### Stated goal
Can you output the material exactly as written, minus any pictures it holds?

### Material
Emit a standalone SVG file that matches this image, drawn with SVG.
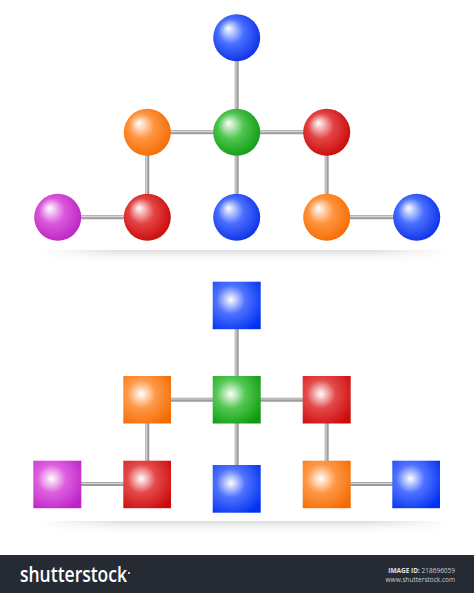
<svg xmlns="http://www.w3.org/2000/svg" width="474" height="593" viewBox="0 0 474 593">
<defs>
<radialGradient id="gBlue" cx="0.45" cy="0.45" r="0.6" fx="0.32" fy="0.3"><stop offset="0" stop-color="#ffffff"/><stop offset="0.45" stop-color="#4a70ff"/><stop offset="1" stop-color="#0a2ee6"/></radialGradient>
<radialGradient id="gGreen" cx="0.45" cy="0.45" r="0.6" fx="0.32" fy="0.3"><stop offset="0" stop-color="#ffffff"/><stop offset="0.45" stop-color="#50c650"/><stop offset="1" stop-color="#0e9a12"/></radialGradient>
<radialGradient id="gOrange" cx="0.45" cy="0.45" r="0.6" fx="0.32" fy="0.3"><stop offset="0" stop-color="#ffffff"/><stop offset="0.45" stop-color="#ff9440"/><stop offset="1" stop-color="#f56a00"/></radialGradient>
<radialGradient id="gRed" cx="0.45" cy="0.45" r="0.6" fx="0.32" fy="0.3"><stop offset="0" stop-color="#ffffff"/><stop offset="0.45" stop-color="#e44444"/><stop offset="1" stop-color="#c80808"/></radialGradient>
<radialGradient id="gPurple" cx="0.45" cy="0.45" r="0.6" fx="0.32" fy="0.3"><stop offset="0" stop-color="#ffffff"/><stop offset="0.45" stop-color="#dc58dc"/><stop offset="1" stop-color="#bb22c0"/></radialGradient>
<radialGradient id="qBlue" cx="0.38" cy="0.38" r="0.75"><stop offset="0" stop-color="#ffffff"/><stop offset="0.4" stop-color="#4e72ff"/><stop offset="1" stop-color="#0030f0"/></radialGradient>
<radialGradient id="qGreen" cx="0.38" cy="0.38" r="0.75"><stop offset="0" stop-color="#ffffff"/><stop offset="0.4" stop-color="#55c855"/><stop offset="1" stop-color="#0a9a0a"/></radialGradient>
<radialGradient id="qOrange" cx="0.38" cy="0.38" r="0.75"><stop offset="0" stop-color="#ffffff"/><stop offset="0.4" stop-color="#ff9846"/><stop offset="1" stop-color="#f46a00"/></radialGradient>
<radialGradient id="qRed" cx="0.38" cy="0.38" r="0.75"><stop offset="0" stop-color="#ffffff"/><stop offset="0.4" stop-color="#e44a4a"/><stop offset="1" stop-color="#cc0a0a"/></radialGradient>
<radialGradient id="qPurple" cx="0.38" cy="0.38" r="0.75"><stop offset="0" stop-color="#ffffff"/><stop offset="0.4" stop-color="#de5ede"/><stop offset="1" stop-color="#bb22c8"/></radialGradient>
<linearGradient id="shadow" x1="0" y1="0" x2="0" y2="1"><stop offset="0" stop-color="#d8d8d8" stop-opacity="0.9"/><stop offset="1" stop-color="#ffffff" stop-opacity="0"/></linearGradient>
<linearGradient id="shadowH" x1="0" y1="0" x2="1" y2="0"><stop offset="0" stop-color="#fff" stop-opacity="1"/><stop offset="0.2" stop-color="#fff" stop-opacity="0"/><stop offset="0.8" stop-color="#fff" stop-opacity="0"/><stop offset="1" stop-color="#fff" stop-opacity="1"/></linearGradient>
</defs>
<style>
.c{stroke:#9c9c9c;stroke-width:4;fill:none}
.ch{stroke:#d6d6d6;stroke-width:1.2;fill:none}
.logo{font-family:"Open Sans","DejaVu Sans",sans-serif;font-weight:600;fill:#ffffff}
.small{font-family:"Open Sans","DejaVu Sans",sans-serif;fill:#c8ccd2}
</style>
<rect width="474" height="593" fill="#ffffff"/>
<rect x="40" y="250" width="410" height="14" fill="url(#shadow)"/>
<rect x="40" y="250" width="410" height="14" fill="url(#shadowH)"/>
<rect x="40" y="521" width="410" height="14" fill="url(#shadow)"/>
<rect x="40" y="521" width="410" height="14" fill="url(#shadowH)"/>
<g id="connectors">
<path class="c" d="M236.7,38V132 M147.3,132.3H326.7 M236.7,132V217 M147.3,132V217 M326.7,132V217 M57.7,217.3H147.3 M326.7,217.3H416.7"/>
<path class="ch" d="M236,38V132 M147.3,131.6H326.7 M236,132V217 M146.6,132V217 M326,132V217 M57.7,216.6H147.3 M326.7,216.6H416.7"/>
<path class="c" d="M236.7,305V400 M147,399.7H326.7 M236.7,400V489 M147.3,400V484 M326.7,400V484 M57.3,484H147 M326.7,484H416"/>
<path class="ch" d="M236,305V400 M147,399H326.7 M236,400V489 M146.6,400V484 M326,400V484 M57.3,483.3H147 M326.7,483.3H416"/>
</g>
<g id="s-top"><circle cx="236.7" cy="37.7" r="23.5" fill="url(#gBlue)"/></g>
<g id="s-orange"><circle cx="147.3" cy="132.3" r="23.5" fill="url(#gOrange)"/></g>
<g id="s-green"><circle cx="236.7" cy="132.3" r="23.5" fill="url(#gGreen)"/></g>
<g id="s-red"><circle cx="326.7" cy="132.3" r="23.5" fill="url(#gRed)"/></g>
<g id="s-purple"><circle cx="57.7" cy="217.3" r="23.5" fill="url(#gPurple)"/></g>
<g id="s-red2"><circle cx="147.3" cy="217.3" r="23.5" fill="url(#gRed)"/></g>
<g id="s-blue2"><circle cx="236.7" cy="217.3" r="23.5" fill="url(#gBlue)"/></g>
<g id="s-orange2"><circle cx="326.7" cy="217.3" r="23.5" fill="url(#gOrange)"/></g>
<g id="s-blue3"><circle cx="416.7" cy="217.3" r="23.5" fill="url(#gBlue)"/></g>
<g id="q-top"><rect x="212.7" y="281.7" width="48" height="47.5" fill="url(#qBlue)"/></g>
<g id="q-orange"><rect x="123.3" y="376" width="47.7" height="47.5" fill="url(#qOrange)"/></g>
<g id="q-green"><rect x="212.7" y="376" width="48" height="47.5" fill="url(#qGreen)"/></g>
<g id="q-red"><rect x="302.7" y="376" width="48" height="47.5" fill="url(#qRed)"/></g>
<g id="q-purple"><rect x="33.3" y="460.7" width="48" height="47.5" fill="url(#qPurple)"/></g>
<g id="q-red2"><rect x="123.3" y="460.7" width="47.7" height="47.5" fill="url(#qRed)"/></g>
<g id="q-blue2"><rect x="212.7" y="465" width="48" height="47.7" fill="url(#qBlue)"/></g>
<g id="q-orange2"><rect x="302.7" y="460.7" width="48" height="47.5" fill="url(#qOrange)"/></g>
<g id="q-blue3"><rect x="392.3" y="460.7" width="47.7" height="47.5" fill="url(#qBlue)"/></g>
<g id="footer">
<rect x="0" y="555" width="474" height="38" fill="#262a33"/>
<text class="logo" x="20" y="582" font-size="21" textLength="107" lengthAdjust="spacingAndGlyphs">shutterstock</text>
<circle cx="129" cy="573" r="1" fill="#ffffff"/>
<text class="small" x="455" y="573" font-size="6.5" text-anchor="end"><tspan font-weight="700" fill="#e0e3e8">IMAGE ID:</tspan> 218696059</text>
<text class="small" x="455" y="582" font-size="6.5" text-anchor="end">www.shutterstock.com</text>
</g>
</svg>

### Final result
Emit a standalone SVG file that matches this image, drawn with SVG.
<svg xmlns="http://www.w3.org/2000/svg" width="474" height="593" viewBox="0 0 474 593">
<defs>
<radialGradient id="gBlue" cx="0.45" cy="0.45" r="0.6" fx="0.32" fy="0.3"><stop offset="0" stop-color="#ffffff"/><stop offset="0.45" stop-color="#4a70ff"/><stop offset="1" stop-color="#0a2ee6"/></radialGradient>
<radialGradient id="gGreen" cx="0.45" cy="0.45" r="0.6" fx="0.32" fy="0.3"><stop offset="0" stop-color="#ffffff"/><stop offset="0.45" stop-color="#50c650"/><stop offset="1" stop-color="#0e9a12"/></radialGradient>
<radialGradient id="gOrange" cx="0.45" cy="0.45" r="0.6" fx="0.32" fy="0.3"><stop offset="0" stop-color="#ffffff"/><stop offset="0.45" stop-color="#ff9440"/><stop offset="1" stop-color="#f56a00"/></radialGradient>
<radialGradient id="gRed" cx="0.45" cy="0.45" r="0.6" fx="0.32" fy="0.3"><stop offset="0" stop-color="#ffffff"/><stop offset="0.45" stop-color="#e44444"/><stop offset="1" stop-color="#c80808"/></radialGradient>
<radialGradient id="gPurple" cx="0.45" cy="0.45" r="0.6" fx="0.32" fy="0.3"><stop offset="0" stop-color="#ffffff"/><stop offset="0.45" stop-color="#dc58dc"/><stop offset="1" stop-color="#bb22c0"/></radialGradient>
<radialGradient id="qBlue" cx="0.38" cy="0.38" r="0.75"><stop offset="0" stop-color="#ffffff"/><stop offset="0.4" stop-color="#4e72ff"/><stop offset="1" stop-color="#0030f0"/></radialGradient>
<radialGradient id="qGreen" cx="0.38" cy="0.38" r="0.75"><stop offset="0" stop-color="#ffffff"/><stop offset="0.4" stop-color="#55c855"/><stop offset="1" stop-color="#0a9a0a"/></radialGradient>
<radialGradient id="qOrange" cx="0.38" cy="0.38" r="0.75"><stop offset="0" stop-color="#ffffff"/><stop offset="0.4" stop-color="#ff9846"/><stop offset="1" stop-color="#f46a00"/></radialGradient>
<radialGradient id="qRed" cx="0.38" cy="0.38" r="0.75"><stop offset="0" stop-color="#ffffff"/><stop offset="0.4" stop-color="#e44a4a"/><stop offset="1" stop-color="#cc0a0a"/></radialGradient>
<radialGradient id="qPurple" cx="0.38" cy="0.38" r="0.75"><stop offset="0" stop-color="#ffffff"/><stop offset="0.4" stop-color="#de5ede"/><stop offset="1" stop-color="#bb22c8"/></radialGradient>
<linearGradient id="shadow" x1="0" y1="0" x2="0" y2="1"><stop offset="0" stop-color="#d8d8d8" stop-opacity="0.9"/><stop offset="1" stop-color="#ffffff" stop-opacity="0"/></linearGradient>
<linearGradient id="shadowH" x1="0" y1="0" x2="1" y2="0"><stop offset="0" stop-color="#fff" stop-opacity="1"/><stop offset="0.2" stop-color="#fff" stop-opacity="0"/><stop offset="0.8" stop-color="#fff" stop-opacity="0"/><stop offset="1" stop-color="#fff" stop-opacity="1"/></linearGradient>
</defs>
<style>
.c{stroke:#9c9c9c;stroke-width:4;fill:none}
.ch{stroke:#d6d6d6;stroke-width:1.2;fill:none}
.logo{font-family:"Open Sans","DejaVu Sans",sans-serif;font-weight:600;fill:#ffffff}
.small{font-family:"Open Sans","DejaVu Sans",sans-serif;fill:#c8ccd2}
</style>
<rect width="474" height="593" fill="#ffffff"/>
<rect x="40" y="250" width="410" height="14" fill="url(#shadow)"/>
<rect x="40" y="250" width="410" height="14" fill="url(#shadowH)"/>
<rect x="40" y="521" width="410" height="14" fill="url(#shadow)"/>
<rect x="40" y="521" width="410" height="14" fill="url(#shadowH)"/>
<g id="connectors">
<path class="c" d="M236.7,38V132 M147.3,132.3H326.7 M236.7,132V217 M147.3,132V217 M326.7,132V217 M57.7,217.3H147.3 M326.7,217.3H416.7"/>
<path class="ch" d="M236,38V132 M147.3,131.6H326.7 M236,132V217 M146.6,132V217 M326,132V217 M57.7,216.6H147.3 M326.7,216.6H416.7"/>
<path class="c" d="M236.7,305V400 M147,399.7H326.7 M236.7,400V489 M147.3,400V484 M326.7,400V484 M57.3,484H147 M326.7,484H416"/>
<path class="ch" d="M236,305V400 M147,399H326.7 M236,400V489 M146.6,400V484 M326,400V484 M57.3,483.3H147 M326.7,483.3H416"/>
</g>
<g id="s-top"><circle cx="236.7" cy="37.7" r="23.5" fill="url(#gBlue)"/></g>
<g id="s-orange"><circle cx="147.3" cy="132.3" r="23.5" fill="url(#gOrange)"/></g>
<g id="s-green"><circle cx="236.7" cy="132.3" r="23.5" fill="url(#gGreen)"/></g>
<g id="s-red"><circle cx="326.7" cy="132.3" r="23.5" fill="url(#gRed)"/></g>
<g id="s-purple"><circle cx="57.7" cy="217.3" r="23.5" fill="url(#gPurple)"/></g>
<g id="s-red2"><circle cx="147.3" cy="217.3" r="23.5" fill="url(#gRed)"/></g>
<g id="s-blue2"><circle cx="236.7" cy="217.3" r="23.5" fill="url(#gBlue)"/></g>
<g id="s-orange2"><circle cx="326.7" cy="217.3" r="23.5" fill="url(#gOrange)"/></g>
<g id="s-blue3"><circle cx="416.7" cy="217.3" r="23.5" fill="url(#gBlue)"/></g>
<g id="q-top"><rect x="212.7" y="281.7" width="48" height="47.5" fill="url(#qBlue)"/></g>
<g id="q-orange"><rect x="123.3" y="376" width="47.7" height="47.5" fill="url(#qOrange)"/></g>
<g id="q-green"><rect x="212.7" y="376" width="48" height="47.5" fill="url(#qGreen)"/></g>
<g id="q-red"><rect x="302.7" y="376" width="48" height="47.5" fill="url(#qRed)"/></g>
<g id="q-purple"><rect x="33.3" y="460.7" width="48" height="47.5" fill="url(#qPurple)"/></g>
<g id="q-red2"><rect x="123.3" y="460.7" width="47.7" height="47.5" fill="url(#qRed)"/></g>
<g id="q-blue2"><rect x="212.7" y="465" width="48" height="47.7" fill="url(#qBlue)"/></g>
<g id="q-orange2"><rect x="302.7" y="460.7" width="48" height="47.5" fill="url(#qOrange)"/></g>
<g id="q-blue3"><rect x="392.3" y="460.7" width="47.7" height="47.5" fill="url(#qBlue)"/></g>
<g id="footer">
<rect x="0" y="555" width="474" height="38" fill="#262a33"/>
<text class="logo" x="20" y="582" font-size="21" textLength="107" lengthAdjust="spacingAndGlyphs">shutterstock</text>
<circle cx="129" cy="573" r="1" fill="#ffffff"/>
<text class="small" x="455" y="573" font-size="6.5" text-anchor="end"><tspan font-weight="700" fill="#e0e3e8">IMAGE ID:</tspan> 218696059</text>
<text class="small" x="455" y="582" font-size="6.5" text-anchor="end">www.shutterstock.com</text>
</g>
</svg>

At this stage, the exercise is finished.